Class XI Chapter 2
Units and Measurements
Our measurements usually look like these:
mass 2 kg
length 5 metre
time 10 seconds
Each measurement contains a numerical value (number) and a unit.
Q: What is a unit?
Answer: A unit is an internationally accepted standard value for a quantity (like mass, length, time etc).
In physics, we have hundreds of different quantities like mass, length, time, speed, momentum, energy etc. Each quantity has its own unit.
Out of these hundreds of quantities, the scientists had decided to use only 7 quantities as 'Fundamental' quantities (or 'base' quantities).
These 7 quantities are Mass, Length, Time, Temperature, ‘Electric current’, ‘Luminous intensity’ and ‘Quantity of matter’. Their units are called 'base units'.

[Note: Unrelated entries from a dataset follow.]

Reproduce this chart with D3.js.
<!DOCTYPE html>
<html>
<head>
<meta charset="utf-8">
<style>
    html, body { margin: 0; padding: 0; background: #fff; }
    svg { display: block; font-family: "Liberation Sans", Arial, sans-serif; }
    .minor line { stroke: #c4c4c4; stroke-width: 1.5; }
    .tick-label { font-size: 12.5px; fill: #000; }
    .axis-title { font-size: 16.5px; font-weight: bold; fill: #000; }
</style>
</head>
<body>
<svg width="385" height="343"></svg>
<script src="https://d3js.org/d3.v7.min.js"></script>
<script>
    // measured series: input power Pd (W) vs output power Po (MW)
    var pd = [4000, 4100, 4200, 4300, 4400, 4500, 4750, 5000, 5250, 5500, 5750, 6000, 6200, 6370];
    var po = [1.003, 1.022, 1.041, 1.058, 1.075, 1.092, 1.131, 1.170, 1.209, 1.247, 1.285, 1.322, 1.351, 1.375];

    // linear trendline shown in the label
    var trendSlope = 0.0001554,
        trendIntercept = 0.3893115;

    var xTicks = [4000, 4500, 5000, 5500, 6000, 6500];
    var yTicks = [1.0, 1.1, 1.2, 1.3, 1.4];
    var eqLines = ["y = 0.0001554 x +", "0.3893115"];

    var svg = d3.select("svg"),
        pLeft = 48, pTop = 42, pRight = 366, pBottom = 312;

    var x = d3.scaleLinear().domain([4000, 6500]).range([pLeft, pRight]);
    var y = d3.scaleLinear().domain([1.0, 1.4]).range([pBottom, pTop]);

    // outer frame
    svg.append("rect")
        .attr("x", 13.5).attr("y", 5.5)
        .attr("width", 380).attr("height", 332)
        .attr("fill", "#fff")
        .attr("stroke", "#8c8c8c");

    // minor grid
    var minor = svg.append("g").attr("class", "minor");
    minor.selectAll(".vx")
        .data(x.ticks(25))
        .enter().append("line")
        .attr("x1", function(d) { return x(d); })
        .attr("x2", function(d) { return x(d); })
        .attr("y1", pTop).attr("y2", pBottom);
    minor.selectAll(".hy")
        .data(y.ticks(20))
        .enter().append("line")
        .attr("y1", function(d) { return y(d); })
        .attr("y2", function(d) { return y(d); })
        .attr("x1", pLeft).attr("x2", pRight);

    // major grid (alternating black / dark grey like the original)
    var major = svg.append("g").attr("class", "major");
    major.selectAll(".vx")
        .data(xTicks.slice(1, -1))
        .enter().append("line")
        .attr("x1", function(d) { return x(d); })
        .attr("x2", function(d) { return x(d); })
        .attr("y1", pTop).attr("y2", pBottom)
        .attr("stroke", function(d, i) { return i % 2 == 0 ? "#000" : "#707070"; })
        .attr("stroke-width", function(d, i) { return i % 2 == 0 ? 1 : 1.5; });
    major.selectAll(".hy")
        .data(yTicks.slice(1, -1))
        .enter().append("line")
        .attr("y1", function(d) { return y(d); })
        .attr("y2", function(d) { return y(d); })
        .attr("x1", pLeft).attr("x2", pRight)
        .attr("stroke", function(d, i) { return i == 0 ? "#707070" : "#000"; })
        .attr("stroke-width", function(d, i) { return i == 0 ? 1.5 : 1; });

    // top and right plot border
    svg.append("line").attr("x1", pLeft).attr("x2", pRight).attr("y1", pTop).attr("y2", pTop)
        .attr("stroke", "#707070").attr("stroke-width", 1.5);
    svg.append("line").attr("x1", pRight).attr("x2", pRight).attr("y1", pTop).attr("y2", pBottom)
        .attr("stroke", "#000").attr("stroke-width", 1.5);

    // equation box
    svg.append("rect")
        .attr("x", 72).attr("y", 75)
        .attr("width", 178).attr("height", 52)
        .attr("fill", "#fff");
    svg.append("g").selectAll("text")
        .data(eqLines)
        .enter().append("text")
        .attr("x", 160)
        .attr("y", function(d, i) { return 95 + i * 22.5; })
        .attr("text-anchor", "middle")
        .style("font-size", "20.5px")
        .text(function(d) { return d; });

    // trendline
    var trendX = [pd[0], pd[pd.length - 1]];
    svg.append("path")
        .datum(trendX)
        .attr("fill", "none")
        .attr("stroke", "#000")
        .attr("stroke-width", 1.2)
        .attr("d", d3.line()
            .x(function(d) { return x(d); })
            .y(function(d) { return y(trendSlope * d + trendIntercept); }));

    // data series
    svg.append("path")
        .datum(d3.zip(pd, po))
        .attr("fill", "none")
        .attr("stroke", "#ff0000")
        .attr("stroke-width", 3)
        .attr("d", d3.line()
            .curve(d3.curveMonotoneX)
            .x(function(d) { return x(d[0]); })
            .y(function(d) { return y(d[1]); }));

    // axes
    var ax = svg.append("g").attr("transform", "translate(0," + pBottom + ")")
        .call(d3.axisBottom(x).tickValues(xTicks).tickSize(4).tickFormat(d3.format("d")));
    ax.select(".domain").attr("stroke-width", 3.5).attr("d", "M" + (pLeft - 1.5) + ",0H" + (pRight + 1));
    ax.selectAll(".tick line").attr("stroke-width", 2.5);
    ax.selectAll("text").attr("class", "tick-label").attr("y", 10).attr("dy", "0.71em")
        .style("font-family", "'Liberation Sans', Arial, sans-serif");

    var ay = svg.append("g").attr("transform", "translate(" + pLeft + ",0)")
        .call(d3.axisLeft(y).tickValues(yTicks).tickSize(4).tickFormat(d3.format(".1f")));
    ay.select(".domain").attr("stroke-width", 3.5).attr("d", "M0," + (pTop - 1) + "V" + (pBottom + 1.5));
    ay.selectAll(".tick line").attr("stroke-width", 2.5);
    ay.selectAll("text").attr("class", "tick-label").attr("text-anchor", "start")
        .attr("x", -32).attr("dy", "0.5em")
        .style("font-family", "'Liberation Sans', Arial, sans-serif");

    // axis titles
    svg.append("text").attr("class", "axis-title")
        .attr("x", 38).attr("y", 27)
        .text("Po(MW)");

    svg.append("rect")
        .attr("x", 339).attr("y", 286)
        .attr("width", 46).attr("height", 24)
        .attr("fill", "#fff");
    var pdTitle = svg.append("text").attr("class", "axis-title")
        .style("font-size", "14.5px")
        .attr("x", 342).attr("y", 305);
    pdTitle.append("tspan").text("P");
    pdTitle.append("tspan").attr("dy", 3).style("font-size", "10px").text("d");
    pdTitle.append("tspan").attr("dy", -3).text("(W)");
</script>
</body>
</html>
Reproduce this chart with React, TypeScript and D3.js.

e.g. 'kilogram' (kg) is a base unit.
The other quantities are written in terms of these 7 base quantities. So, they are called 'Derived' quantities.
Their units are called 'derived units'.
e.g. Speed is a derived quantity whose unit is m/s (metre per second).
A complete set of base and derived units is called a 'System of Units'.
In earlier years, scientists of different countries used different system of units. Three such systems are CGS, FPS (or British system) and MKS.
But now an internationally accepted system of units is used, which is called 'SI' system of units.